[PROBLEM DESCRIPTION]: Return only the lines from the top of the data down to the one that holds "import plotly.graph_objects as go", both included, without any pictures.

[DATA SECTION]:

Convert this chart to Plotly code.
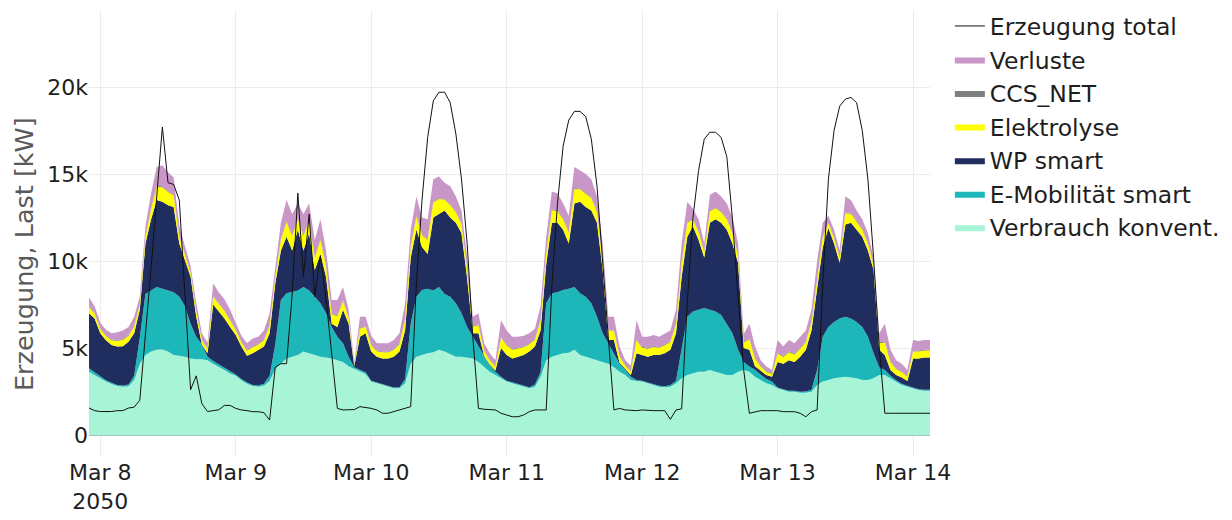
import pandas as pd
import plotly.graph_objects as go

# hourly values in kW, 2050-03-07 22:00 ... 2050-03-14 03:00
verbrauch = [
    3640, 3450, 3260, 3070, 2930, 2820, 2780, 2800, 3160, 4100, 4600, 4800, 4900, 4920, 4800, 4600, 4550, 4500, 4400, 4350, 4350, 4300, 4100, 3930, 3740, 3540,
    3400, 3150, 2950, 2820, 2780, 2850, 3100, 3800, 4100, 4400, 4500, 4600, 4800, 4700, 4600, 4500, 4450, 4400, 4300, 4200, 3950, 3800, 3640, 3500,
    3070, 2970, 2870, 2780, 2680, 2680, 2970, 4100, 4500, 4600, 4700, 4750, 4900, 4800, 4650, 4500, 4500, 4450, 4400, 4200, 3900, 3640, 3450, 3260,
    3070, 2970, 2870, 2780, 2680, 2780, 3350, 4300, 4500, 4600, 4700, 4730, 4900, 4600, 4500, 4400, 4300, 4200, 4100, 3900, 3640, 3450, 3160, 3100,
    3070, 2970, 2870, 2780, 2740, 2780, 2970, 3260, 3450, 3540, 3640, 3640, 3740, 3640, 3540, 3450, 3450, 3640, 3740, 3640, 3350, 3160, 2970, 2870,
    2680, 2580, 2490, 2490, 2430, 2430, 2490, 2870, 3070, 3160, 3260, 3300, 3350, 3300, 3260, 3160, 3160, 3260, 3450, 3450, 3260, 3070, 2870, 2780, 2680, 2580, 2550, 2550,
]
emob = [
    190, 150, 100, 80, 70, 60, 60, 100, 240, 1500, 3500, 3500, 3600, 3480, 3500, 3600, 3400, 2900, 2000, 1300, 850, 200, 150, 120, 110, 110,
    80, 70, 70, 60, 60, 100, 300, 1400, 3660, 3740, 3700, 3700, 3700, 3600, 3350, 3070, 2550, 1800, 1350, 1070, 550, 100, 110, 100,
    50, 50, 50, 50, 50, 70, 230, 2300, 3450, 3730, 3700, 3550, 3600, 3300, 3300, 3070, 2500, 1750, 1250, 900, 600, 360, 190, 90,
    50, 50, 50, 50, 70, 120, 250, 3270, 3640, 3600, 3630, 3670, 3600, 3540, 3450, 3170, 2500, 1650, 1170, 800, 460, 290, 190, 60,
    50, 50, 50, 50, 60, 100, 130, 1820, 3350, 3560, 3560, 3660, 3460, 3460, 3360, 2950, 2400, 1260, 460, 290, 400, 300, 250, 200,
    50, 50, 50, 50, 50, 70, 110, 870, 2580, 3040, 3240, 3400, 3450, 3400, 3240, 3040, 2490, 1440, 450, 290, 140, 80, 80, 50, 50, 50, 50, 50,
]
wp_smart = [
    3170, 3100, 2490, 2300, 2170, 2200, 2260, 2460, 2450, 1600, 2900, 4100, 5000, 5000, 4900, 4900, 3050, 2700, 2700, 1150, 0, 200, 3250, 3050, 2850, 2550,
    2270, 1860, 1530, 1820, 2060, 2130, 2450, 3500, 2840, 3260, 2400, 3500, 2100, 3300, 1550, 2830, 2100, 200, 550, 1930, 1900, 50, 1900, 2250,
    1680, 1480, 1480, 1570, 1770, 2050, 2800, 3800, 3850, 2470, 2000, 4200, 4200, 4800, 4550, 4630, 4600, 2800, 200, 750, 50, 50, 60, 1650,
    1480, 1380, 1580, 1770, 2050, 2180, 2400, 2230, 4060, 4000, 3470, 2600, 4800, 5260, 5150, 5330, 5400, 3650, 190, 760, 50, 60, 100, 1540,
    1480, 1480, 1680, 1770, 1900, 2020, 2750, 4020, 4600, 4900, 4000, 2900, 5000, 5300, 5300, 5400, 5150, 5000, 800, 970, 200, 240, 230, 280,
    1470, 1470, 1760, 1660, 2020, 2400, 3400, 4660, 5150, 5700, 4500, 3200, 5300, 5500, 5300, 5200, 4950, 4800, 1000, 860, 340, 300, 350, 270, 1670, 1770, 1850, 1850,
]
elektrolyse = [
    360, 280, 240, 240, 270, 330, 360, 340, 380, 300, 400, 600, 760, 840, 760, 680, 400, 280, 240, 320, 260, 240, 480, 440, 440, 400,
    280, 250, 290, 340, 300, 370, 460, 360, 640, 840, 840, 600, 840, 680, 680, 800, 600, 540, 620, 520, 320, 80, 460, 380,
    360, 310, 350, 350, 380, 420, 630, 640, 760, 680, 800, 880, 860, 640, 720, 600, 520, 480, 380, 460, 290, 260, 240, 600,
    560, 500, 460, 440, 420, 410, 560, 640, 720, 680, 600, 640, 840, 720, 760, 720, 600, 600, 540, 540, 370, 200, 220, 760,
    420, 460, 460, 420, 460, 440, 540, 760, 800, 400, 480, 320, 640, 640, 600, 600, 600, 440, 320, 600, 450, 240, 190, 160,
    500, 390, 460, 430, 460, 440, 480, 640, 560, 280, 320, 280, 640, 520, 440, 400, 400, 280, 380, 720, 460, 340, 320, 260, 420, 400, 400, 400,
]
ccs_net = [
    50, 50, 50, 50, 50, 50, 50, 50, 50, 50, 50, 50, 50, 50, 50, 50, 50, 50, 50, 50, 50, 50, 50, 50, 50, 50,
    50, 50, 50, 50, 50, 50, 50, 50, 50, 50, 50, 50, 50, 50, 50, 50, 50, 50, 50, 50, 50, 50, 50, 50,
    50, 50, 50, 50, 50, 50, 50, 50, 50, 50, 50, 50, 50, 50, 50, 50, 50, 50, 50, 50, 50, 50, 50, 50,
    50, 50, 50, 50, 50, 50, 50, 50, 50, 50, 50, 50, 50, 50, 50, 50, 50, 50, 50, 50, 50, 50, 50, 50,
    50, 50, 50, 50, 50, 50, 50, 50, 50, 50, 50, 50, 50, 50, 50, 50, 50, 50, 50, 50, 50, 50, 50, 50,
    50, 50, 50, 50, 50, 50, 50, 50, 50, 50, 50, 50, 50, 50, 50, 50, 50, 50, 50, 50, 50, 50, 50, 50, 50, 50, 50, 50,
]
verluste = [
    490, 370, 310, 310, 360, 440, 490, 450, 520, 400, 550, 850, 1090, 1210, 1090, 970, 550, 370, 310, 430, 340, 310, 670, 610, 610, 550,
    370, 320, 380, 460, 400, 500, 640, 490, 910, 1210, 1210, 850, 1210, 970, 970, 1150, 850, 770, 890, 730, 430, 70, 640, 520,
    490, 410, 470, 470, 530, 580, 890, 910, 1090, 970, 1150, 1270, 1240, 910, 1030, 850, 730, 670, 520, 640, 380, 340, 310, 950,
    790, 700, 640, 610, 580, 560, 790, 910, 1030, 970, 850, 910, 1210, 1030, 1090, 1030, 850, 850, 750, 750, 510, 250, 280, 1090,
    580, 640, 640, 580, 640, 610, 760, 1090, 1150, 550, 670, 430, 910, 910, 850, 850, 850, 610, 430, 850, 630, 310, 240, 180,
    710, 540, 650, 590, 640, 610, 670, 910, 790, 370, 430, 370, 910, 730, 610, 550, 550, 370, 520, 1030, 650, 460, 430, 330, 590, 550, 560, 560,
]
erzeugung_total = [
    1550, 1400, 1350, 1350, 1350, 1400, 1400, 1550, 1600, 2000, 5600, 9600, 13700, 17700, 14500, 14400, 13500, 8000, 2600, 3400, 1800, 1350, 1400, 1450, 1700, 1700,
    1530, 1440, 1400, 1340, 1340, 1280, 860, 3900, 4100, 4100, 8100, 13900, 9100, 12700, 7950, 10300, 7800, 4700, 1530, 1440, 1440, 1460, 1630, 1600,
    1530, 1440, 1250, 1250, 1340, 1440, 1530, 1630, 8700, 13500, 17100, 19200, 19700, 19700, 19100, 17300, 14700, 11000, 5650, 1530, 1480, 1440, 1440, 1250,
    1150, 1050, 1050, 1150, 1340, 1440, 1440, 1440, 8500, 13300, 16600, 18100, 18600, 18600, 18300, 17000, 14300, 10200, 5650, 1440, 1530, 1440, 1400, 1400,
    1440, 1400, 1400, 1400, 1400, 900, 1440, 1500, 7600, 12500, 15200, 17000, 17400, 17400, 17100, 16000, 12400, 7950, 3700, 1250, 1340, 1400, 1400, 1400,
    1400, 1340, 1340, 1340, 1250, 1050, 1340, 1440, 8700, 14700, 17500, 18900, 19300, 19400, 19100, 17500, 14700, 10200, 5100, 1250, 1250, 1250, 1250, 1250, 1250, 1250, 1250, 1250,
]
y_title = "Erzeugung, Last [kW]"

times = pd.date_range("2050-03-07 22:00", periods=len(verbrauch), freq="h")

stack = [
    ("Verbrauch konvent.", verbrauch, "#A8F4D6"),
    ("E-Mobilität smart", emob, "#1EB7B9"),
    ("WP smart", wp_smart, "#1F2E5E"),
    ("Elektrolyse", elektrolyse, "#FFFF00"),
    ("CCS_NET", ccs_net, "#808080"),
    ("Verluste", verluste, "#C996C8"),
]

fig = go.Figure()
for name, vals, col in stack:
    fig.add_trace(go.Scatter(
        x=times, y=vals, name=name, mode="lines", stackgroup="one",
        line=dict(width=0, color=col), fillcolor=col,
    ))
fig.add_trace(go.Scatter(
    x=times, y=erzeugung_total, name="Erzeugung total", mode="lines",
    line=dict(color="#111111", width=1),
))

fig.update_layout(
    template="plotly_white",
    width=1232, height=520,
    margin=dict(l=89, r=302, t=10, b=63, autoexpand=False),
    font=dict(family="DejaVu Sans", size=22, color="#1e1e1e"),
    showlegend=True,
    legend=dict(traceorder="reversed", font=dict(size=23.5, color="#1e1e1e"),
                x=1.0236, y=1.013, xanchor="left", yanchor="top"),
    xaxis=dict(dtick=86400000, tick0="2050-03-08", gridcolor="#ececec",
               showline=False, zeroline=False),
    yaxis=dict(range=[-1264, 24425], dtick=5000, tick0=0, gridcolor="#ececec",
               zeroline=True, zerolinecolor="#a8c4b8", zerolinewidth=2),
    annotations=[dict(text=y_title, textangle=-90, xref="paper", yref="paper",
                      x=-0.0773, y=0.454, xanchor="center", yanchor="middle",
                      showarrow=False, font=dict(size=25.5, color="#5a5a5a"))],
)

fig.write_html("out.html")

[EXERCISE ANSWER]:
Convert this chart to Plotly code.
import pandas as pd
import plotly.graph_objects as go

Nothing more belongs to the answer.